Salarno, whose daughter was murdered in 1979, has been a long-time, outspoken proponent of stiffer sentencing laws. She is the head of Crime Victims United of California, which receives much of its funding from California’s powerful prison guards’ union (the CCPOA) (see, e.g., this law student paper documenting the linkages). Usually when I encounter Salarno’s name in the news, it’s preceding a quotation to the effect of, “you won’t ever get out if you get a life sentence” or “There is no such thing in prison as a non-violent offender.”

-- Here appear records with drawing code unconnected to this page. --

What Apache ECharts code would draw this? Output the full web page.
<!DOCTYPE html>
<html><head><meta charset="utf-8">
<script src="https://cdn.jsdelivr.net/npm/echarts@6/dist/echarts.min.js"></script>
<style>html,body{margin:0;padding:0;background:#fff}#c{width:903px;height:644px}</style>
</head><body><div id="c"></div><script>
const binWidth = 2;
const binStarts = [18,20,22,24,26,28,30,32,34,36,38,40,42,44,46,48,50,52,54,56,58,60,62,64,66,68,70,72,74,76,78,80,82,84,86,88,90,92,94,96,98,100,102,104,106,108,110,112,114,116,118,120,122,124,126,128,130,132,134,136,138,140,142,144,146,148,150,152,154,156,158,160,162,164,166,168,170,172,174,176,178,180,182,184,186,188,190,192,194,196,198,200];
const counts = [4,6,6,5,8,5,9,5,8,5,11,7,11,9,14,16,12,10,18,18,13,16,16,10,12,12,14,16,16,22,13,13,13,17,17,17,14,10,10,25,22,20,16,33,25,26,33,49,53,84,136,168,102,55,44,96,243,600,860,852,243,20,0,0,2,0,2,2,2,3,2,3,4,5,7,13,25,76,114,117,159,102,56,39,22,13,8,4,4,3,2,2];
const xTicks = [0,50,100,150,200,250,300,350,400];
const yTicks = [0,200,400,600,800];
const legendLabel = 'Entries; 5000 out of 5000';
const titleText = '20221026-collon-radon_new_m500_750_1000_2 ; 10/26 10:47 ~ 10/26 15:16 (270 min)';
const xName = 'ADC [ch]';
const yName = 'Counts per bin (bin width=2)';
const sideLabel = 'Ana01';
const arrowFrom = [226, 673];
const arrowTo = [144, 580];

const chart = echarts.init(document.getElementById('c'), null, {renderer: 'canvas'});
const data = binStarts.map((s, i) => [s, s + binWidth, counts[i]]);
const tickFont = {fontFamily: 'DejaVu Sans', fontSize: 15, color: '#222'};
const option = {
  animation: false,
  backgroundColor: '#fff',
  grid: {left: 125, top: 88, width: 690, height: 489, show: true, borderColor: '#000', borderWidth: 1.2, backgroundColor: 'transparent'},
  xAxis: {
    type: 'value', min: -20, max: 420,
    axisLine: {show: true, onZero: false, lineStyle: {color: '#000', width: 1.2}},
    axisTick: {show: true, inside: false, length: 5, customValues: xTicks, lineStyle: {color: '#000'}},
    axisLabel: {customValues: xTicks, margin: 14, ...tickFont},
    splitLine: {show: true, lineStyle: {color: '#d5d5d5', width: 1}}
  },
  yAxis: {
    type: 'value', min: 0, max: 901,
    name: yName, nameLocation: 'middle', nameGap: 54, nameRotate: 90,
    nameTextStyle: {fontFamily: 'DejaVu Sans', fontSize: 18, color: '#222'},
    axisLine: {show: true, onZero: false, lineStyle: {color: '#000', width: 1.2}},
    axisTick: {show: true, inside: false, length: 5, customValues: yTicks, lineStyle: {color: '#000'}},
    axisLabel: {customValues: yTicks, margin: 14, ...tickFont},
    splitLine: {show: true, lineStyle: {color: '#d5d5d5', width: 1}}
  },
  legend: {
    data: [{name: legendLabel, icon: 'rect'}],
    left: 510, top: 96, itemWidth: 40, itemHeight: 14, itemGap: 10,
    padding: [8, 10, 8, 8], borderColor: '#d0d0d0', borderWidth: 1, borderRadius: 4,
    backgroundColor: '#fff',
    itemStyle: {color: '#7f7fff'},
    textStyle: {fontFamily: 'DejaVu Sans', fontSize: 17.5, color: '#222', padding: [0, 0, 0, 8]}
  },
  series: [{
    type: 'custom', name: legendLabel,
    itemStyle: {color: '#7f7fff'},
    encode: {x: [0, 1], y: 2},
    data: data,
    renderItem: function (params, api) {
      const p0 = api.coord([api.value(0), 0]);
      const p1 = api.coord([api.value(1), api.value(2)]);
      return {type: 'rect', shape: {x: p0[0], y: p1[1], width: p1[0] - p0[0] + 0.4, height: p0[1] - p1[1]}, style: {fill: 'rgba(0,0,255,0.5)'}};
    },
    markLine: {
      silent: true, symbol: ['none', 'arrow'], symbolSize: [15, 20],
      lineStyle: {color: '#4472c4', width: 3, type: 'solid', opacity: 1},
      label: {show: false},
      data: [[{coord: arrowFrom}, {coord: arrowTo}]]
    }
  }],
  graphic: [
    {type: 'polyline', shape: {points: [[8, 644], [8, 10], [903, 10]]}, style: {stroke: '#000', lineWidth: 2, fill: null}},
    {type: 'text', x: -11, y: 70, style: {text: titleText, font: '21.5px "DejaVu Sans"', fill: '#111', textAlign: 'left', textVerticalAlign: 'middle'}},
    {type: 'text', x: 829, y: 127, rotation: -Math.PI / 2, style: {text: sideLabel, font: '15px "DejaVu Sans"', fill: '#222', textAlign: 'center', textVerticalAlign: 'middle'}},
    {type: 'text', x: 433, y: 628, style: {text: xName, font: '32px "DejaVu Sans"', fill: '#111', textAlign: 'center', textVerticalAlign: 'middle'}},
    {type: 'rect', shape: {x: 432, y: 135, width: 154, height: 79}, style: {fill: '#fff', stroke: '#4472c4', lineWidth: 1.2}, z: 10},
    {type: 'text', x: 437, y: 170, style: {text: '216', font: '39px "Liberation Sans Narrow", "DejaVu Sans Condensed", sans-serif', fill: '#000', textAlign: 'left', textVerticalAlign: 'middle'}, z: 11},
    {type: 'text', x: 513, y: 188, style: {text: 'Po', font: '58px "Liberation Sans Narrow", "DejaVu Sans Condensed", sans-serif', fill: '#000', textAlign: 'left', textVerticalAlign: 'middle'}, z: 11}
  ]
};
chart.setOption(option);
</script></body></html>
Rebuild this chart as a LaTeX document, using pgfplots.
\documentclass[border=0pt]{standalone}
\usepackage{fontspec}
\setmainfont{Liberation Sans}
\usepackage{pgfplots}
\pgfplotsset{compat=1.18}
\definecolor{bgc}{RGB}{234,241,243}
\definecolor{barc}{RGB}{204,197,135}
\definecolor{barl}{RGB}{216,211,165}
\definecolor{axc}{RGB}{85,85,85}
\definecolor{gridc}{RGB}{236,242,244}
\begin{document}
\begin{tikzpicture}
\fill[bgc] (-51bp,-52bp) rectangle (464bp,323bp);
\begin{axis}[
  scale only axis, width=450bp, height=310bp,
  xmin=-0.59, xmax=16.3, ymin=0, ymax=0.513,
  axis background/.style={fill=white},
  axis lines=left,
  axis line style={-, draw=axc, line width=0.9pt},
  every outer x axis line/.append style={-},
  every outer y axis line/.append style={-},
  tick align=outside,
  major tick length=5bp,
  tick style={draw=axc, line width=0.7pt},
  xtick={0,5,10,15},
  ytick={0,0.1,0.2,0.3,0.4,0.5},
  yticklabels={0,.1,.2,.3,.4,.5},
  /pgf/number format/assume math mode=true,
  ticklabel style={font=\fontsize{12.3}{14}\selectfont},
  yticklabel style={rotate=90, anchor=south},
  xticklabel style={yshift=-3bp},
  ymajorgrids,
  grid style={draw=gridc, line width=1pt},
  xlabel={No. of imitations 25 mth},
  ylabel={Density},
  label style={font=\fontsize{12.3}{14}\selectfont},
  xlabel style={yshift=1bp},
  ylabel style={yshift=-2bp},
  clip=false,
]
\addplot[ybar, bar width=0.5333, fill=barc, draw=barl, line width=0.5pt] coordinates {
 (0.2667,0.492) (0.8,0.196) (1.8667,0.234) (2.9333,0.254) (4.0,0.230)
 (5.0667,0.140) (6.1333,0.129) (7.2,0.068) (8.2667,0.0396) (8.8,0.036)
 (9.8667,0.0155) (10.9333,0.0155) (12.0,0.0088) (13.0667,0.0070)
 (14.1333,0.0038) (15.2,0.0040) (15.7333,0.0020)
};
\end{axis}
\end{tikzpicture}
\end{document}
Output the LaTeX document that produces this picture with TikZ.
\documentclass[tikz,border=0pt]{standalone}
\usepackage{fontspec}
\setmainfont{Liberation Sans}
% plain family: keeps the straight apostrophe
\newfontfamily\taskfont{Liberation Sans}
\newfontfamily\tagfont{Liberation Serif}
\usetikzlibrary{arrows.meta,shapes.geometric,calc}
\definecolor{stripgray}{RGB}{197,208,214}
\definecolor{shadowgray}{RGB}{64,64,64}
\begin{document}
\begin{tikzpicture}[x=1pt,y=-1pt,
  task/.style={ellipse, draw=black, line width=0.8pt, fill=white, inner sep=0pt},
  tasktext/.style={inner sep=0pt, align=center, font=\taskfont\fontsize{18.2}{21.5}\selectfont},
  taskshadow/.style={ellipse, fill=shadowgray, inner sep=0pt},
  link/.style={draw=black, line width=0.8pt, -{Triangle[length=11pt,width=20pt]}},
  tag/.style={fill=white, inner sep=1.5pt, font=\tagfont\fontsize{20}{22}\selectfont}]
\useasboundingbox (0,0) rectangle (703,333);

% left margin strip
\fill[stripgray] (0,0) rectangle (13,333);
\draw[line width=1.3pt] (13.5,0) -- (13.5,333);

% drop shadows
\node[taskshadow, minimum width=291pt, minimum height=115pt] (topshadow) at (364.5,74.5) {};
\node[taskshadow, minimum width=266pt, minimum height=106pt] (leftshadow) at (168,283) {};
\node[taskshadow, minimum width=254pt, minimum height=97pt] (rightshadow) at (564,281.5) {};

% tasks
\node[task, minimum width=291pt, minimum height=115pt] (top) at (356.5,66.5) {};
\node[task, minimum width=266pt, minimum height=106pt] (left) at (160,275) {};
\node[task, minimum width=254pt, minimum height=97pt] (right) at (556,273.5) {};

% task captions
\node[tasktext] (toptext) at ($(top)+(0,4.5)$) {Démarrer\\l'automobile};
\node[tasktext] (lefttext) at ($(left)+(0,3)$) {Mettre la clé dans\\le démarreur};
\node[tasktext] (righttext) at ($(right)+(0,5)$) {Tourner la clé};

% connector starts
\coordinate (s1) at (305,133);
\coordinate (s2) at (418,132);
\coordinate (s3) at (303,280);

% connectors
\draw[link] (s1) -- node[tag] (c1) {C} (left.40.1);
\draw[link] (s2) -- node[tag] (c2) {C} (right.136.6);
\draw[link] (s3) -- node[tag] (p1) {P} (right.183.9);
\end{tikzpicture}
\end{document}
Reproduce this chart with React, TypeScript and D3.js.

These positions may not be totally incompatible with the position that prisons should offer a comprehensive array of rehabilitation programs, but I think it’s fair to say this op-ed is a bit of a departure from the type of rhetoric that Salarno is best known for. As such, and given Salarno’s name recognition among those who follow California corrections policy, I wonder if Assemblyman Lieu‘s decision to co-sign an op-ed with her was an attempt at a sort of strategic doublespeak? For those who know Salarno’s background, this shared byline positions Lieu to the right of Harris as a “law-and-order,” “tough-on-crime” candidate. Yet if you read this op-ed without knowing much about Salarno, you could just as easily come away thinking of Lieu as a pretty standard liberal supporter of robust rehabilitation programming for prisoners.
(This is pure speculation on my part and may be woefully off-track — please correct me by leaving comments, dear readers, if so! — as I am a recent migrant to the Golden State and certainly no expert on California politics, or really politics of any kind. But, such a strategy would seem to fit with Assemblyman Lieu’s campaign so far in which he has garnered endorsements from local law enforcement groups: see here and here. Lieu has suggested he’d be an activist AG on environmental issues, but perhaps wants to position himself as more of a conservative “law-and-order” candidate when it comes to crime? That would certainly be a smart way to play the race since Kamala Harris is unlikely to have much luck there, in light of her controversial decision not to seek the death penalty against the killer of a San Francisco police officer. Tellingly, while her website lists endorsements from a few individual police chiefs — most notably, the internationally celebrated former NYPD/LAPD police chief and “broken windows” guru Bill Bratton — I don’t see any law enforcement departments, unions, or organizations listed.)